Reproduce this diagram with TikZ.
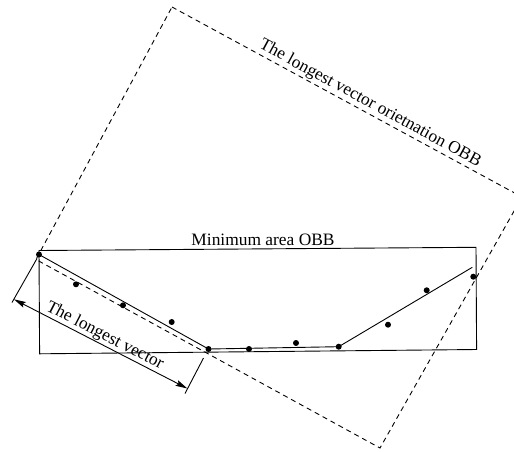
\documentclass[tikz,border=0pt]{standalone}
\usepackage{fontspec}
\setmainfont{Liberation Serif}
\usetikzlibrary{arrows.meta}
\begin{document}
\begin{tikzpicture}[x=1pt,y=-1pt,
  dot/.style={circle,fill=black,inner sep=0pt,minimum size=6pt},
  obbline/.style={line width=0.9pt, dash pattern=on 5pt off 4pt},
  solidline/.style={line width=0.9pt},
  lbl/.style={font=\fontsize{17.4}{20}\selectfont, inner sep=0.6pt},
  dimarrow/.style={line width=0.9pt, {Stealth[length=12pt,width=6pt,inset=2pt]}-{Stealth[length=12pt,width=6pt,inset=2pt]}}]
\useasboundingbox (0,0) rectangle (514,451);
\clip (0,0) rectangle (514,451);
% minimum area OBB
\coordinate (m1) at (39,250.5);
\coordinate (m2) at (476,247.3);
\coordinate (m3) at (476.6,349.5);
\coordinate (m4) at (39.6,353.8);
\draw[solidline] (m1) -- (m2) -- (m3) -- (m4) -- cycle;
\node[lbl, anchor=base] (mlabel) at (263,245.5) {Minimum area OBB};
% longest vector orientation OBB
\coordinate (oA) at (172,7);
\coordinate (oB) at (522,197);
\coordinate (oC) at (380,448);
\coordinate (oD) at (36,259.5);
\draw[obbline] (oA) -- (oB) -- (oC) -- (oD) -- cycle;
\path (oA) -- (oB) node[lbl, sloped, above=1pt, pos=0.553] (olabel) {The longest vector orietnation OBB};
% points
\node[dot] (p1) at (39,254.5) {};
\node[dot] (p2) at (76,284.3) {};
\node[dot] (p3) at (123,305.3) {};
\node[dot] (p4) at (171.7,322) {};
\node[dot] (p5) at (208.5,349) {};
\node[dot] (p6) at (249,349) {};
\node[dot] (p7) at (296,343) {};
\node[dot] (p8) at (338.7,346.7) {};
\node[dot] (p9) at (388,324.7) {};
\node[dot] (p10) at (426.7,290.3) {};
\node[dot] (p11) at (473.3,276.7) {};
% hull polyline
\coordinate (hend) at (472.3,267.3);
\draw[solidline] (p1.center) -- (p5.center) -- (p8.center) -- (hend);
% dimension
\coordinate (e1a) at (37,258.5);
\coordinate (e1b) at (12,302.5);
\coordinate (e2a) at (203.5,358);
\coordinate (e2b) at (185,393.5);
\draw[solidline] (e1a) -- (e1b);
\draw[solidline] (e2a) -- (e2b);
\coordinate (t1) at (13.9,299.3);
\coordinate (t2) at (187.4,388.5);
\draw[dimarrow] (t1) -- (t2) node[lbl, sloped, above, midway] (vlabel) {The longest vector};
\end{tikzpicture}
\end{document}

· · · · · · ·

# What you should do
Repeat the material above word for word, please, apart from its images.

# Expected output
Reproduce this diagram with TikZ.
\documentclass[tikz,border=0pt]{standalone}
\usepackage{fontspec}
\setmainfont{Liberation Serif}
\usetikzlibrary{arrows.meta}
\begin{document}
\begin{tikzpicture}[x=1pt,y=-1pt,
  dot/.style={circle,fill=black,inner sep=0pt,minimum size=6pt},
  obbline/.style={line width=0.9pt, dash pattern=on 5pt off 4pt},
  solidline/.style={line width=0.9pt},
  lbl/.style={font=\fontsize{17.4}{20}\selectfont, inner sep=0.6pt},
  dimarrow/.style={line width=0.9pt, {Stealth[length=12pt,width=6pt,inset=2pt]}-{Stealth[length=12pt,width=6pt,inset=2pt]}}]
\useasboundingbox (0,0) rectangle (514,451);
\clip (0,0) rectangle (514,451);
% minimum area OBB
\coordinate (m1) at (39,250.5);
\coordinate (m2) at (476,247.3);
\coordinate (m3) at (476.6,349.5);
\coordinate (m4) at (39.6,353.8);
\draw[solidline] (m1) -- (m2) -- (m3) -- (m4) -- cycle;
\node[lbl, anchor=base] (mlabel) at (263,245.5) {Minimum area OBB};
% longest vector orientation OBB
\coordinate (oA) at (172,7);
\coordinate (oB) at (522,197);
\coordinate (oC) at (380,448);
\coordinate (oD) at (36,259.5);
\draw[obbline] (oA) -- (oB) -- (oC) -- (oD) -- cycle;
\path (oA) -- (oB) node[lbl, sloped, above=1pt, pos=0.553] (olabel) {The longest vector orietnation OBB};
% points
\node[dot] (p1) at (39,254.5) {};
\node[dot] (p2) at (76,284.3) {};
\node[dot] (p3) at (123,305.3) {};
\node[dot] (p4) at (171.7,322) {};
\node[dot] (p5) at (208.5,349) {};
\node[dot] (p6) at (249,349) {};
\node[dot] (p7) at (296,343) {};
\node[dot] (p8) at (338.7,346.7) {};
\node[dot] (p9) at (388,324.7) {};
\node[dot] (p10) at (426.7,290.3) {};
\node[dot] (p11) at (473.3,276.7) {};
% hull polyline
\coordinate (hend) at (472.3,267.3);
\draw[solidline] (p1.center) -- (p5.center) -- (p8.center) -- (hend);
% dimension
\coordinate (e1a) at (37,258.5);
\coordinate (e1b) at (12,302.5);
\coordinate (e2a) at (203.5,358);
\coordinate (e2b) at (185,393.5);
\draw[solidline] (e1a) -- (e1b);
\draw[solidline] (e2a) -- (e2b);
\coordinate (t1) at (13.9,299.3);
\coordinate (t2) at (187.4,388.5);
\draw[dimarrow] (t1) -- (t2) node[lbl, sloped, above, midway] (vlabel) {The longest vector};
\end{tikzpicture}
\end{document}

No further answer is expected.